31.2.      Any loss or damage suffered because of the contravention.

 

As a result of the respondent’s actions, the consumer has since November 2020 been out-of-pocket for R160 000.00, which is the purchase price he paid for the vehicle. The consumer has not been able to derive any benefit from the use of the vehicle. The respondent’s actions are made worse because the consumer has been saddled with monthly instalments of R3 194.57 to Absa Bank, who financed the purchase of the vehicle. In addition, the consumer incurred insurance premiums of R4 000.00.

 

31.3.      The behaviour of the respondent

 

The respondent refused to comply with the Ombudsman’s recommendation and ignored the present application to the Tribunal.

 

31.4.      The market circumstances in which the contravention took place

 

Consumers in the South African market are generally vulnerable concerning suppliers, which is why protection has been given to them under the CPA.

 

31.5.      The level of profit derived from the contravention

 

The Tribunal is unable to make a finding concerning the level of profit derived from the respondent’s contravention. However, the respondent benefited from the purchase price the consumer paid to the respondent for a vehicle he used for less than a month.

 

31.6.      The degree to which the respondent co-operated with the NCC

 

The respondent appears to have cooperated with the NCC’s investigator to an extent.

 

31.7.      Whether the respondent has previously been found in contravention of the CPA

 

There is no evidence that the respondent previously contravened the provisions of the CPA.

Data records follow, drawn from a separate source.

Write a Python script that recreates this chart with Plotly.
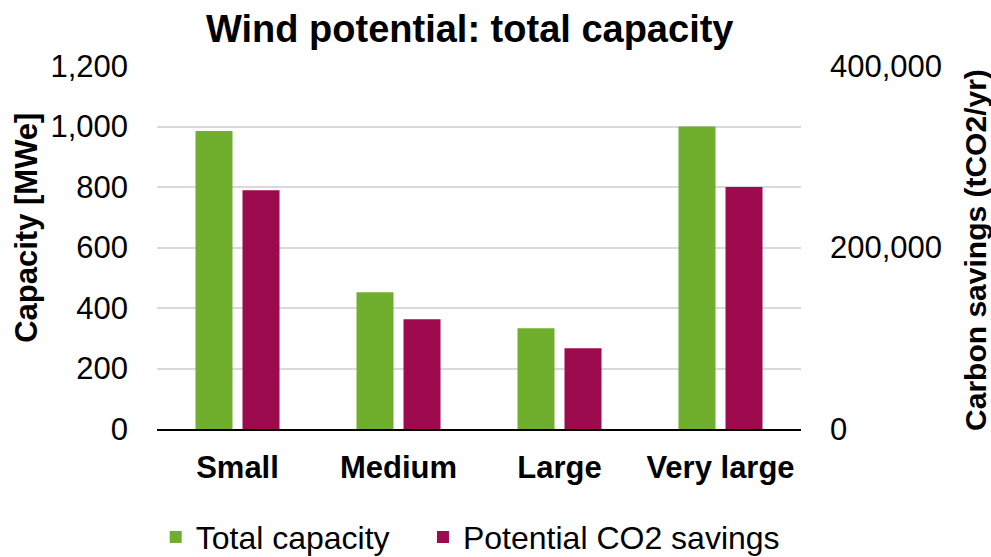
import plotly.graph_objects as go

# Wind potential by turbine size class
categories = ["Small", "Medium", "Large", "Very large"]
capacity_mwe = [985, 452, 333, 1000]             # left axis, MWe
co2_savings = [263000, 121000, 89000, 266600]    # right axis, tCO2/yr

GREEN = "#70AE2E"
PURPLE = "#9D0A4E"
FONT = "Liberation Sans, Arial, sans-serif"

fig = go.Figure()
fig.add_trace(go.Bar(
    x=categories, y=capacity_mwe, name="Total capacity",
    marker=dict(color=GREEN, line=dict(width=0)),
    offsetgroup="cap", yaxis="y", legend="legend",
))
fig.add_trace(go.Bar(
    x=categories, y=co2_savings, name="Potential CO2 savings",
    marker=dict(color=PURPLE, line=dict(width=0)),
    offsetgroup="co2", yaxis="y2", legend="legend2",
))

legend_style = dict(
    orientation="h", xanchor="left", y=-0.298, yanchor="middle",
    font=dict(size=32, family=FONT, color="black"),
    bgcolor="rgba(0,0,0,0)", itemwidth=30,
)

fig.update_layout(
    width=991, height=557,
    margin=dict(l=157, r=190, t=66, b=128, autoexpand=False),
    paper_bgcolor="white", plot_bgcolor="white",
    font=dict(family=FONT, color="black"),
    barmode="group", bargap=0.416, bargroupgap=0.213,
    xaxis=dict(
        showline=True, linecolor="black", linewidth=2, automargin=False,
        ticks="", tickfont=dict(size=31, family=FONT, color="black", weight="bold"),
        ticklabelstandoff=10,
    ),
    yaxis=dict(
        range=[0, 1200], dtick=200, tickformat=",", automargin=False,
        showgrid=True, gridcolor="#D9D9D9", gridwidth=1.5,
        zeroline=False, showline=False, ticks="",
        tickfont=dict(size=31, family=FONT, color="black"),
        ticklabelstandoff=28,
    ),
    yaxis2=dict(
        range=[0, 400000], dtick=200000, tickformat=",", automargin=False,
        overlaying="y", side="right", showgrid=False,
        zeroline=False, showline=False, ticks="",
        tickfont=dict(size=31, family=FONT, color="black"),
        ticklabelstandoff=28,
    ),
    showlegend=True,
    legend=dict(x=-0.002, **legend_style),
    legend2=dict(x=0.413, **legend_style),
    annotations=[
        dict(text="<b>Wind potential: total capacity</b>", xref="paper", yref="paper",
             x=0.486, y=1.102, xanchor="center", yanchor="middle", showarrow=False,
             font=dict(size=38, family=FONT, color="black")),
        dict(text="<b>Capacity [MWe]</b>", xref="paper", yref="paper",
             x=-0.202, y=0.554, xanchor="center", yanchor="middle", showarrow=False,
             textangle=-90, font=dict(size=31, family=FONT, color="black")),
        dict(text="<b>Carbon savings (tCO2/yr)</b>", xref="paper", yref="paper",
             x=1.270, y=0.493, xanchor="center", yanchor="middle", showarrow=False,
             textangle=-90, font=dict(size=30, family=FONT, color="black")),
    ],
)

fig.write_html("out.html")
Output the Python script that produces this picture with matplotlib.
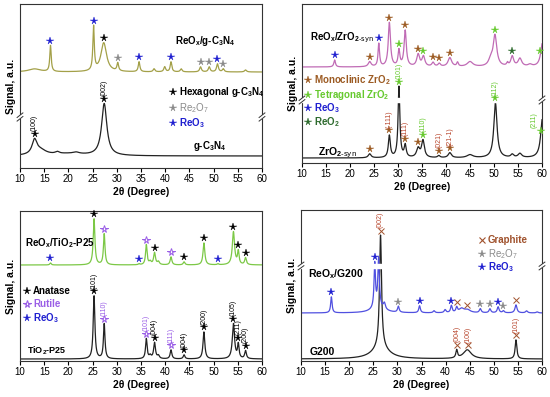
import numpy as np
import matplotlib
matplotlib.use("Agg")
import matplotlib.pyplot as plt
from matplotlib.patches import Rectangle

plt.rcParams["font.family"] = ["Liberation Sans", "DejaVu Sans"]
plt.rcParams["mathtext.default"] = "regular"

# -----------------------------
# data (peak position, height, FWHM), heights in px
# -----------------------------
two_theta = np.linspace(10, 60, 2500)

# g-C3N4 panel
gcn_base = 12
gcn_pos = [13.0, 14.2, 17.7, 20.0, 21.6, 27.4]
gcn_amp = [14, 5, 2, 2, 1.5, 52]
gcn_fwhm = [1.2, 3.0, 1.0, 8.0, 1.5, 1.3]

regcn_base = 96
regcn_pos = [13.0, 16.3, 25.2, 27.3, 30.2, 34.6, 37.7, 39.9, 41.2, 43.3, 47.3, 49.1, 50.8, 52.0, 56.6]
regcn_amp = [3, 26, 44, 29, 8, 10, 3, 5, 10, 3, 5, 5, 8, 3, 2]
regcn_fwhm = [3.0, 0.35, 0.35, 1.4, 0.4, 0.4, 0.45, 0.45, 0.4, 0.45, 0.45, 0.45, 0.45, 0.45, 0.5]

# ZrO2 panel
zro_base = 5
zro_pos = [24.1, 28.2, 30.2, 31.5, 34.2, 35.2, 38.5, 40.8, 45.0, 50.3, 53.8, 55.4, 60.1]
zro_amp = [4, 22, 71, 12, 9, 17, 2, 5, 3, 55, 3, 4, 40]
zro_fwhm = [0.7, 0.5, 0.45, 0.5, 0.8, 0.7, 0.6, 0.8, 1.5, 0.8, 0.7, 0.9, 0.9]

rezro_base = 96
rezro_pos = [16.8, 24.1, 26.0, 28.2, 30.2, 31.5, 34.2, 35.3, 37.3, 38.6, 40.8, 42.4, 45.0, 49.3, 50.2,
             52.8, 53.8, 55.4, 57.5, 60.1]
rezro_amp = [7, 5, 23, 44, 16, 36, 12, 10, 4, 3, 9, 4, 5, 6, 31, 3, 10, 8, 2, 24]
rezro_fwhm = [0.4, 0.7, 0.38, 0.55, 0.45, 0.55, 0.7, 0.7, 0.6, 0.6, 0.9, 0.4, 1.4, 1.0, 0.9,
              0.4, 0.7, 0.9, 1.0, 0.9]

# TiO2-P25 panel
tio_base = 2
tio_pos = [25.3, 27.4, 36.1, 36.9, 37.8, 38.6, 41.2, 43.9, 48.0, 54.1, 55.1, 56.6]
tio_amp = [63, 35, 20, 3, 16, 3, 9, 4, 27, 35, 14, 8]
tio_fwhm = [0.42, 0.38, 0.38, 0.5, 0.45, 0.5, 0.42, 0.42, 0.45, 0.55, 0.38, 0.42]

retio_base = 96
retio_pos = [16.3, 25.3, 27.4, 34.6, 36.1, 36.9, 37.8, 38.6, 41.2, 43.9, 48.0, 50.9, 54.1, 55.1, 56.6]
retio_amp = [2, 46, 31, 1, 20, 3, 12, 3, 8, 3, 22, 1, 33, 13, 7]
retio_fwhm = [0.35, 0.42, 0.38, 0.35, 0.38, 0.5, 0.45, 0.5, 0.42, 0.42, 0.45, 0.35, 0.55, 0.38, 0.42]

# G200 panel
g200_base = 2
g200_pos = [26.5, 26.5, 42.3, 44.5, 54.6]
g200_amp = [112, 12, 8, 9, 19]
g200_fwhm = [0.5, 4.0, 0.4, 2.0, 0.42]

reg200_base = 48
reg200_pos = [16.3, 25.3, 26.1, 26.0, 27.3, 30.2, 34.6, 37.6, 39.9, 41.2, 42.3, 43.3, 44.5, 47.2,
              49.2, 50.9, 52.0, 54.6, 56.8, 59.0]
reg200_amp = [16, 44, 48, 6, 6, 6, 7, 2, 3, 7, 5, 4, 3, 4, 4, 6, 2, 8, 2, 1]
reg200_fwhm = [0.35, 0.35, 0.38, 3.0, 0.5, 0.4, 0.4, 0.45, 0.45, 0.4, 0.4, 1.2, 1.5, 0.45,
               0.45, 0.45, 0.45, 0.5, 0.5, 0.5]

# phase markers: positions on each pattern
regcn_reo3 = [16.3, 25.2, 34.6, 41.2, 50.8]
regcn_re2o7 = [30.2, 47.3, 49.1, 52.0]
regcn_gcn = [27.3]
gcn_hkl_pos = [13.0, 27.4]
gcn_hkl = ["(100)", "(002)"]

rezro_reo3 = [16.8, 26.0]
rezro_mono = [24.1, 28.2, 31.5, 34.2, 37.3, 38.6, 40.8]
rezro_tetra = [30.2, 35.3, 50.2, 59.6]
rezro_reo2 = [53.8]
zro_mono_nolabel = [24.1, 34.2]
zro_mono_pos = [28.2, 31.5, 38.5, 40.8]
zro_mono_hkl = ["(-111)", "(111)", "(021)", "(21-1)"]
zro_tetra_pos = [30.2, 35.2, 50.3, 59.7]
zro_tetra_hkl = ["(101)", "(110)", "(112)", "(211)"]

retio_anatase = [25.3, 37.8, 43.9, 48.0, 54.1, 55.1, 56.6]
retio_rutile = [27.4, 36.1, 41.2]
retio_reo3 = [16.3, 34.6, 50.9]
tio_anatase_pos = [25.3, 37.8, 43.9, 48.0, 54.1, 55.1, 56.6]
tio_anatase_hkl = ["(101)", "(004)", "(004)", "(200)", "(105)", "(211)", "(200)"]
tio_rutile_pos = [27.4, 36.1, 41.2]
tio_rutile_hkl = ["(110)", "(101)", "(111)"]

reg200_reo3 = [16.3, 25.3, 34.6, 41.2, 50.9]
reg200_re2o7 = [30.2, 47.2, 49.2, 52.0]
reg200_graphite = [42.3, 44.5, 54.6]
g200_hkl_pos = [26.5, 42.3, 44.6, 54.6]
g200_hkl = ["(002)", "(004)", "(100)", "(101)"]

# colours
BLUE = "#1f1fd0"
GRAY = "#8a8a8a"
BROWN = "#9c5b23"
LIME = "#66c92e"
DKGREEN = "#2e6b2e"
PURPLE = "#9a5ee6"
GRAPH = "#a0522d"
RED = "#b8452c"


def profile(x, base, pos, amp, fwhm):
    y = np.full_like(x, float(base))
    for p, a, w in zip(pos, amp, fwhm):
        y += a / (1 + ((x - p) / (w / 2)) ** 2)
    return y


def add_px(fig, l, t, r, b):
    return fig.add_axes([l / 550, 1 - b / 397, (r - l) / 550, (b - t) / 397])


def style(ax, height):
    ax.set_xlim(10, 60)
    ax.set_ylim(0, height)
    ax.set_xticks(range(10, 61, 5))
    ax.set_yticks([])
    ax.tick_params(axis="x", direction="out", length=3, width=0.8, labelsize=7, pad=1.5)
    for s in ax.spines.values():
        s.set_color("#333333")
        s.set_linewidth(0.8)
    ax.set_xlabel("2θ (Degree)", fontsize=7.5, fontweight="bold", labelpad=2)
    ax.set_ylabel("Signal, a.u.", fontsize=7.5, fontweight="bold", labelpad=3)


def axis_break(ax, yb, height, band=False):
    g = 1.8 / height
    for x0 in (0, 1):
        ax.add_patch(Rectangle((x0 - 0.015, yb / height - g), 0.03, 2 * g, transform=ax.transAxes,
                               facecolor="white", edgecolor="none", zorder=4, clip_on=False))
        for dy in (-g, g):
            ax.plot([x0 - 0.012, x0 + 0.012], [yb / height + dy - 0.014, yb / height + dy + 0.014],
                    transform=ax.transAxes, color="#333333", lw=0.7, zorder=5, clip_on=False)
    if band:
        ax.axhspan(yb - 1.6, yb + 1.6, color="white", zorder=3)


def stars(ax, x, y, positions, color, off=4.5, marker="*", ms=5.5, open_=False):
    for p in positions:
        yv = np.interp(p, x, y) + off
        ax.plot(p, yv, marker=marker, ms=ms, color=color, mfc="none" if open_ else color,
                mew=0.7 if (open_ or marker == "x") else 0.3, zorder=6, clip_on=False)


def hkl(ax, x, y, positions, labels, color, off=4.5, dx=None):
    for i, (p, lab) in enumerate(zip(positions, labels)):
        yv = np.interp(p, x, y) + off + 2.5
        xp = p if dx is None or dx[i] == 0 else p + dx[i]
        ax.text(xp, yv, lab, rotation=90, fontsize=5, color=color, ha="center", va="bottom",
                zorder=6, clip_on=False)


def legend(ax, x, rows):
    for (y, marker, color, label, weight, open_) in rows:
        ax.plot(x, y, marker=marker, ms=5.5 if marker == "*" else 4.5, color=color,
                mfc="none" if open_ else color, mew=0.8 if (open_ or marker == "x") else 0.3,
                transform=ax.transAxes, clip_on=False, zorder=6)
        ax.text(x + 0.025, y, label, transform=ax.transAxes, fontsize=7, fontweight=weight,
                color=color, va="center", ha="left", zorder=6)


fig = plt.figure(figsize=(5.5, 3.97), dpi=100)

# ---------- panel 1: g-C3N4 ----------
H1 = 164
ax1 = add_px(fig, 20, 4, 262, 168)
y_gcn = profile(two_theta, gcn_base, gcn_pos, gcn_amp, gcn_fwhm)
y_regcn = profile(two_theta, regcn_base, regcn_pos, regcn_amp, regcn_fwhm)
ax1.plot(two_theta, y_gcn, color="#222222", lw=0.9)
ax1.plot(two_theta, y_regcn, color="#a3a048", lw=0.9)
style(ax1, H1)
axis_break(ax1, 51, H1)
stars(ax1, two_theta, y_regcn, regcn_reo3, BLUE)
stars(ax1, two_theta, y_regcn, regcn_re2o7, GRAY)
stars(ax1, two_theta, y_regcn, regcn_gcn, "black")
stars(ax1, two_theta, y_gcn, gcn_hkl_pos, "black")
hkl(ax1, two_theta, y_gcn, gcn_hkl_pos, gcn_hkl, "black")
ax1.text(0.64, 0.774, "ReO$_x$/g-C$_3$N$_4$", transform=ax1.transAxes, fontsize=7, fontweight="bold", va="center")
ax1.text(0.715, 0.134, "g-C$_3$N$_4$", transform=ax1.transAxes, fontsize=7, fontweight="bold", va="center")
legend(ax1, 0.632, [(0.463, "*", "black", "Hexagonal g-C$_3$N$_4$", "bold", False),
                    (0.366, "*", GRAY, "Re$_2$O$_7$", "normal", False),
                    (0.274, "*", BLUE, "ReO$_3$", "bold", False)])

# ---------- panel 2: ZrO2 ----------
H2 = 159
ax2 = add_px(fig, 302, 4, 542, 163)
y_zro = profile(two_theta, zro_base, zro_pos, zro_amp, zro_fwhm)
y_rezro = profile(two_theta, rezro_base, rezro_pos, rezro_amp, rezro_fwhm)
ax2.plot(two_theta, y_zro, color="#222222", lw=0.9)
ax2.plot(two_theta, y_rezro, color="#c06bb5", lw=0.9)
style(ax2, H2)
axis_break(ax2, 63, H2, band=True)
stars(ax2, two_theta, y_rezro, rezro_reo3, BLUE)
stars(ax2, two_theta, y_rezro, rezro_mono, BROWN)
stars(ax2, two_theta, y_rezro, rezro_tetra, LIME)
stars(ax2, two_theta, y_rezro, rezro_reo2, DKGREEN)
stars(ax2, two_theta, y_zro, zro_mono_nolabel, BROWN)
stars(ax2, two_theta, y_zro, zro_mono_pos, BROWN)
stars(ax2, two_theta, y_zro, zro_tetra_pos, LIME)
hkl(ax2, two_theta, y_zro, zro_mono_pos, zro_mono_hkl, RED)
hkl(ax2, two_theta, y_zro, zro_tetra_pos, zro_tetra_hkl, LIME, dx=[0, 0, 0, -1.3])
ax2.text(0.033, 0.786, "ReO$_x$/ZrO$_{2\\text{-syn}}$", transform=ax2.transAxes, fontsize=7,
         fontweight="bold", va="center")
ax2.text(0.067, 0.063, "ZrO$_{2\\text{-syn}}$", transform=ax2.transAxes, fontsize=7.5, fontweight="bold", va="center")
legend(ax2, 0.025, [(0.522, "*", BROWN, "Monoclinic ZrO$_2$", "bold", False),
                    (0.428, "*", LIME, "Tetragonal ZrO$_2$", "bold", False),
                    (0.346, "*", BLUE, "ReO$_3$", "bold", False),
                    (0.258, "*", DKGREEN, "ReO$_2$", "bold", False)])

# ---------- panel 3: TiO2-P25 ----------
H3 = 150
ax3 = add_px(fig, 20, 211, 262, 361)
y_tio = profile(two_theta, tio_base, tio_pos, tio_amp, tio_fwhm)
y_retio = profile(two_theta, retio_base, retio_pos, retio_amp, retio_fwhm)
ax3.plot(two_theta, y_tio, color="#222222", lw=0.9)
ax3.plot(two_theta, y_retio, color="#7cc846", lw=0.9)
style(ax3, H3)
stars(ax3, two_theta, y_retio, retio_anatase, "black")
stars(ax3, two_theta, y_retio, retio_rutile, PURPLE, open_=True)
stars(ax3, two_theta, y_retio, retio_reo3, BLUE)
stars(ax3, two_theta, y_tio, tio_anatase_pos, "black")
stars(ax3, two_theta, y_tio, tio_rutile_pos, PURPLE, open_=True)
hkl(ax3, two_theta, y_tio, tio_anatase_pos, tio_anatase_hkl, "black")
hkl(ax3, two_theta, y_tio, tio_rutile_pos, tio_rutile_hkl, PURPLE)
ax3.text(0.02, 0.787, "ReO$_x$/TiO$_2$-P25", transform=ax3.transAxes, fontsize=7, fontweight="bold", va="center")
ax3.text(0.029, 0.067, "TiO$_2$-P25", transform=ax3.transAxes, fontsize=6.5, fontweight="bold", va="center")
legend(ax3, 0.029, [(0.467, "*", "black", "Anatase", "bold", False),
                    (0.38, "*", PURPLE, "Rutile", "bold", True),
                    (0.287, "*", BLUE, "ReO$_3$", "bold", False)])

# ---------- panel 4: G200 ----------
H4 = 151
ax4 = add_px(fig, 301, 210, 542, 361)
y_g200 = profile(two_theta, g200_base, g200_pos, g200_amp, g200_fwhm)
y_reg200 = profile(two_theta, reg200_base, reg200_pos, reg200_amp, reg200_fwhm)
ax4.plot(two_theta, y_g200, color="#222222", lw=0.9)
ax4.plot(two_theta, y_reg200, color="#5050e0", lw=0.9)
style(ax4, H4)
axis_break(ax4, 95, H4, band=True)
stars(ax4, two_theta, y_reg200, reg200_reo3, BLUE)
stars(ax4, two_theta, y_reg200, reg200_re2o7, GRAY)
stars(ax4, two_theta, y_reg200, reg200_graphite, GRAPH, marker="x", ms=4.5)
stars(ax4, two_theta, y_g200, g200_hkl_pos, GRAPH, marker="x", ms=4.5)
hkl(ax4, two_theta, y_g200, g200_hkl_pos, g200_hkl, RED)
ax4.text(0.029, 0.576, "ReO$_x$/G200", transform=ax4.transAxes, fontsize=7.5, fontweight="bold", va="center")
ax4.text(0.037, 0.06, "G200", transform=ax4.transAxes, fontsize=7.5, fontweight="bold", va="center")
legend(ax4, 0.751, [(0.801, "x", GRAPH, "Graphite", "bold", False),
                    (0.709, "*", GRAY, "Re$_2$O$_7$", "normal", False),
                    (0.623, "*", BLUE, "ReO$_3$", "bold", False)])

fig.savefig("out.png", dpi=100)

32. Considering the above factors, the Tribunal finds that an administrative fine of R100 000.00 is appropriate.

 

ORDER

 

33.      Accordingly, the Tribunal makes the following order:

 

33.1.      The respondent has contravened sections 29(a), 41(1) (a), 55 (2) (a) to (c), and 56 (2) (a) and (b);

 

33.2.      The above contraventions are declared as prohibited conduct;

 

33.3.      The respondent is to refund the consumer, Emmanuel Seekoei, the purchase price of R160 000.00 (one hundred and sixty thousand Rand) that he paid for the vehicle. This payment is to be made within 15 business days from the date of the issuance of this judgment into the consumer’s selected bank account;

 

33.4.      The consumer is to make the vehicle available to the respondent to collect at its own cost immediately after the payment in the preceding paragraph has been made;

 

33.5.      The respondent is to pay an administrative fine of R100 000.00 (one hundred thousand Rand) within 30 business days from the date of the issuance of this judgment into the bank account of the National Revenue Fund, the details of which are as follows:


Bank: The Standard Bank of South Africa

Account holder: Department of Trade and Industry Branch name: S[…]

Branch code: 0[…]

Account number 3[…]

Reference NCT/269487/2023/73(2)(b), with the respondent’s name used as a reference; and

 

33.6.      There is no order as to costs.

 

Mr CJ Ntsoane

Presiding Tribunal Member



[1] GN 789 of 28 August 2007: Regulations for matters relating to the functions of the Tribunal and Rules for the conduct of matters before the National Consumer Tribunal, 2007 (Government Gazette no 30225).